Thursday, June 28, 2012


This morning Ann Curry sat on the Today show's couch for the last time as co-host and in an emotional and riveting television moment told viewers she was "sorry I couldn't carry the ball over the finish line. But man, I did try." It was Ann at her most authentic in her love for her work and her desire to bring the most important stories of the day to her viewers. Morning television is a world unto itself and the success of the shows depend on a myriad of factors: the chemistry of the teams, the lead-ins and the general vibe of the network itself.

To say Ann was the reason that the Today has been see sawing with Good Morning America for first place for the first time in decades is naive and wrong headed, but that's the way it is in television. Someone has to take the blame.

Ann has always been the 'good soldier' at NBC and that's why she got the co-host spot in the first place after Meredith Vieira left. She deserved it  -- she'd been passed over once and the NBC execs were rewarding her for her loyalty. Now, after the hurtful leaks and countless stories about the behind the scenes deal making surrounding her departure, Ann finally spoke her piece and she did so brilliantly and from the heart making it very clear that her departure wasn't her idea. NBC News owed her the opportunity to do so and while she kept apologizing for being a 'sob sister' in teary remarks, she stayed true to herself and showed tremendous grace in the face of a difficult situation. While Al Roker and Natalie Morales got misty eyed (Natalie was wiping away tears), Matt Lauer looked extremely uncomfortable during the entire episode. It was painful to watch.

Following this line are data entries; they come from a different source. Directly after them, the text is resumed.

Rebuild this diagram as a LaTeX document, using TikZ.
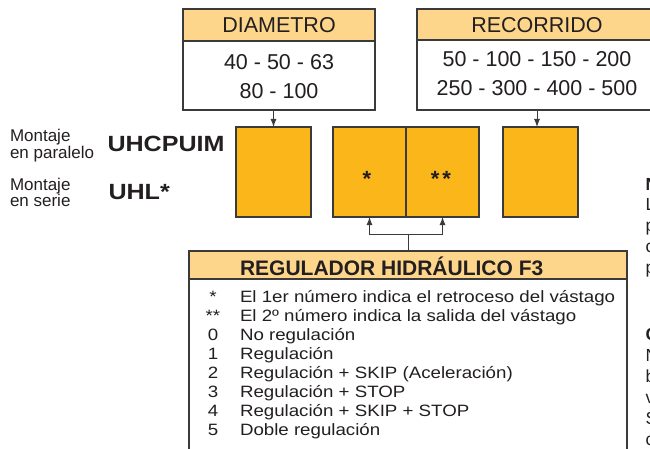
\documentclass[tikz,border=0pt]{standalone}
\usepackage{fontspec}
\setmainfont{Liberation Sans}
\newfontfamily\widefont{Liberation Sans}[FakeStretch=1.14]
\usetikzlibrary{arrows.meta}
\definecolor{hdr}{HTML}{FDD68C}
\definecolor{org}{HTML}{FBB61A}
\definecolor{ln}{HTML}{3A3A3A}
\definecolor{txt}{HTML}{231F20}
\begin{document}
\begin{tikzpicture}[x=1pt,y=-1pt,
  box/.style={draw=ln, line width=1.3pt, inner sep=0pt, outer sep=0pt},
  hdrbox/.style={box, fill=hdr},
  bodybox/.style={box, fill=white},
  orbox/.style={box, fill=org, minimum height=90pt},
  tx/.style={inner sep=0pt, outer sep=0pt, text=txt},
  big/.style={tx, font=\fontsize{21.5}{24}\selectfont},
  lbl/.style={tx, anchor=base west, font=\fontsize{17}{19}\selectfont},
  code/.style={tx, anchor=base west, font=\widefont\bfseries\fontsize{22}{24}\selectfont},
  star/.style={tx, anchor=base, font=\bfseries\fontsize{22}{24}\selectfont},
  li/.style={tx, anchor=base west, font=\widefont\fontsize{16.4}{18}\selectfont},
  lisym/.style={tx, anchor=base, font=\widefont\fontsize{16.4}{18}\selectfont},
  frag/.style={tx, anchor=base west, font=\fontsize{17.5}{19}\selectfont},
  conn/.style={draw=ln, line width=1pt},
  arr/.style={conn, -{Latex[length=8pt,width=6pt]}}
]
\useasboundingbox (0,0) rectangle (650,449);
\clip (0,0) rectangle (650,449);

% DIAMETRO
\node[bodybox, minimum width=192pt, minimum height=69pt] (diamb) at (279,75.5) {};
\node[hdrbox, minimum width=192pt, minimum height=32pt] (diamh) at (279,25) {};
\node[big] (diamt) at (diamh.center) {DIAMETRO};
\node[big] (diam1) at (279,62.5) {40 - 50 - 63};
\node[big] (diam2) at (279,91) {80 - 100};

% RECORRIDO
\node[bodybox, minimum width=240pt, minimum height=70pt] (recb) at (537,75) {};
\node[hdrbox, minimum width=240pt, minimum height=31pt] (rech) at (537,24.5) {};
\node[big] (rect) at (537,25) {RECORRIDO};
\node[big] (rec1) at (537,59.5) {50 - 100 - 150 - 200};
\node[big] (rec2) at (537,88) {250 - 300 - 400 - 500};

% code boxes
\node[orbox, minimum width=75pt] (box1) at (273.5,172) {};
\node[orbox, minimum width=73pt] (box2) at (369.5,172) {};
\node[orbox, minimum width=73pt] (box3) at (442.5,172) {};
\node[orbox, minimum width=75pt] (box4) at (540.5,172) {};
\node[star] (s1) at (367,186.5) {*};
\node[star] (s2) at (441,186.5) {*\kern3pt*};

% left labels
\node[lbl] (m1) at (10,142) {Montaje};
\node[lbl] (p1) at (10,158.5) {en paralelo};
\node[lbl] (m2) at (10,190) {Montaje};
\node[lbl] (p2) at (10,206.5) {en serie};
\node[code] (c1) at (107.5,152) {UHCPUIM};
\node[code] (c2) at (108.5,200) {UHL*};

% REGULADOR
\node[bodybox, minimum width=438pt, minimum height=191pt] (regb) at (408,374.5) {};
\node[hdrbox, minimum width=438pt, minimum height=28pt] (regh) at (408,265) {};
\node[tx, anchor=base west, font=\bfseries\fontsize{21}{24}\selectfont] (regt) at (240,275) {REGULADOR HIDRÁULICO F3};

\node[lisym] (y1) at (213,302) {*};
\node[li] (l1) at (240,302) {El 1er número indica el retroceso del vástago};
\node[lisym] (y2) at (213,321) {**};
\node[li] (l2) at (240,321) {El 2º número indica la salida del vástago};
\node[lisym] (y3) at (213,340) {0};
\node[li] (l3) at (240,340) {No regulación};
\node[lisym] (y4) at (213,359) {1};
\node[li] (l4) at (240,359) {Regulación};
\node[lisym] (y5) at (213,378) {2};
\node[li] (l5) at (240,378) {Regulación + SKIP (Aceleración)};
\node[lisym] (y6) at (213,397) {3};
\node[li] (l6) at (240,397) {Regulación + STOP};
\node[lisym] (y7) at (213,416) {4};
\node[li] (l7) at (240,416) {Regulación + SKIP + STOP};
\node[lisym] (y8) at (213,435) {5};
\node[li] (l8) at (240,435) {Doble regulación};

% connectors
\draw[arr] (box1.north |- diamb.south) -- (box1.north);
\draw[arr] (recb.south) -- (recb.south |- box4.north);
\coordinate (j) at ([yshift=17pt]regh.north);
\draw[conn] (regh.north) -- (j);
\draw[arr] (j) -| (box2.south);
\draw[arr] (j) -| (box3.south);

% clipped text of the neighbouring column
\node[frag, font=\bfseries\fontsize{17.5}{19}\selectfont] (f1) at (645.5,190) {N};
\node[frag] (f2) at (645.5,211) {L};
\node[frag] (f3) at (645.5,231.5) {p};
\node[frag] (f4) at (645.5,252) {c};
\node[frag] (f5) at (645.5,273) {p};
\node[frag, font=\bfseries\fontsize{17.5}{19}\selectfont] (f6) at (645.5,340) {C};
\node[frag] (f7) at (645.5,361.5) {N};
\node[frag] (f8) at (645.5,382.5) {b};
\node[frag] (f9) at (645.5,403) {v};
\node[frag] (f10) at (645.5,424) {S};
\node[frag] (f11) at (645.5,445) {c};
\end{tikzpicture}
\end{document}
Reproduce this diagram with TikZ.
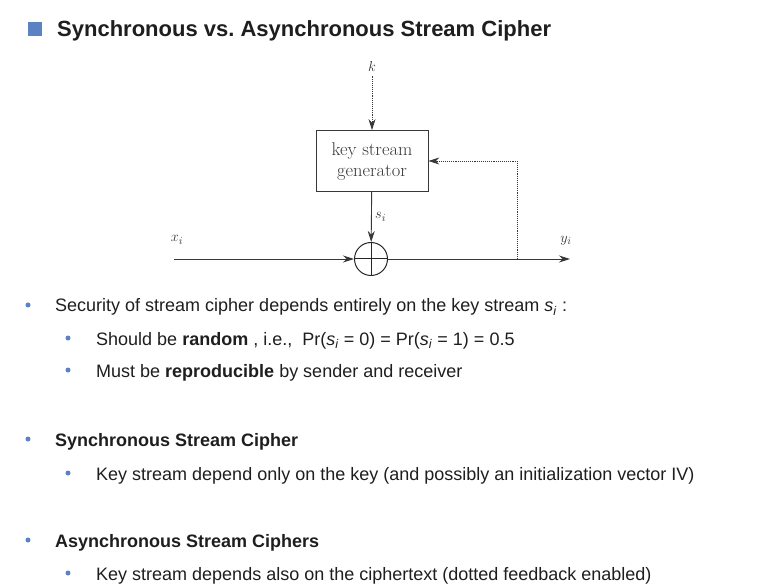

Ann has always been the real 'heart' of the Today show and a class act. Years ago, for an anniversary package on Today I wrote for TV Guide, Ann told me her motivation for doing her job was: "I want you to care" -- and that remains true today.

All indications are that Savannah Guthrie will inherit the spot next to Matt on the couch. She'll do fine. I'm sure the network execs are hoping that by giving Ann the opportunity to say good-bye -- despite all the mean-spirited leaks leading up to today -- viewers will not hold this hard shove off the couch against them. That remains to be seen. If Today experiences a rating bounce, they will consider it a good move to have forced her departure. If things stay status quo, which I suspect they will give or take a ratings point or two because GMA and anchor Robin Roberts are clearly having a moment, it will be explained away. The inevitable bounce that Today will get from the Olympics will have nothing to do with Ann's departure. In other words, either way, NBC will spin this as a win. Whether it is or not remains to be seen. My two cents on the morning show wars: On most days, Today has become too light for hardcore news junkies and not light enough for our increasing tabloid obsessed culture. I find GMA a bit more fluffy than Today (not counting its KLG and Hoda gabfest which is, I admit, a lot of fun). That's the wave of the future -- if not the present -- in morning television.

As for Ann, in her new role at NBC News where, she says, the powers that be created a "fancy title" for her, she will be going back to do the work she really loves to do, traveling the world to bring some of the most critically important issues of the day into viewers' homes. NBC News was wise to keep her. I never believed they would let her go. As a news anchor in the field, there is no one better, more tenacious or more humane.

I've interviewed Ann many times over the years and she’s never been content sitting prettily behind the anchor chair reading the news. She was assured she was going to be able to still travel around the country if not as much overseas in her role as cohost but that really wasn't the case. Still, Ann rolled with it and gave it her all. But she has always been much more at home reporting from Baghdad, Sri Lanka, Pakistan, Rwanda and Darfur among other global hot spots than sitting in the studio. Today, as she exits from Today having wrongly been deemed a failure in that role, it is worth reminding people of her amazing successes. She landed the first interview with Iran’s President Mahmoud Ahmadinejad after elections on the eve of his visit to the United Nations. She was the first network news anchor to report from war-torn Kosovo, the first on the ground from the Southeast Asia tsunami zone and the first to document the genocide in Darfur. While hard news is Curry’s “first love,” she’s also managed to land the big celebrity gets, too. When Brangelina was sequestered in Africa preparing for the birth of their twins, Angelina Jolie spoke only to Curry. George Clooney chose Ann to accompany him to Sudan.

While today is undoubtedly one of the most difficult days in Ann Curry's career, I predict it will come to be known as a turning point where she returns to her first love -- hard news -- and delivers some of the most extraordinary stories of her career. We need women like her out in the world looking for the truth and bringing it back to us. I wish her well. I know she'll succeed.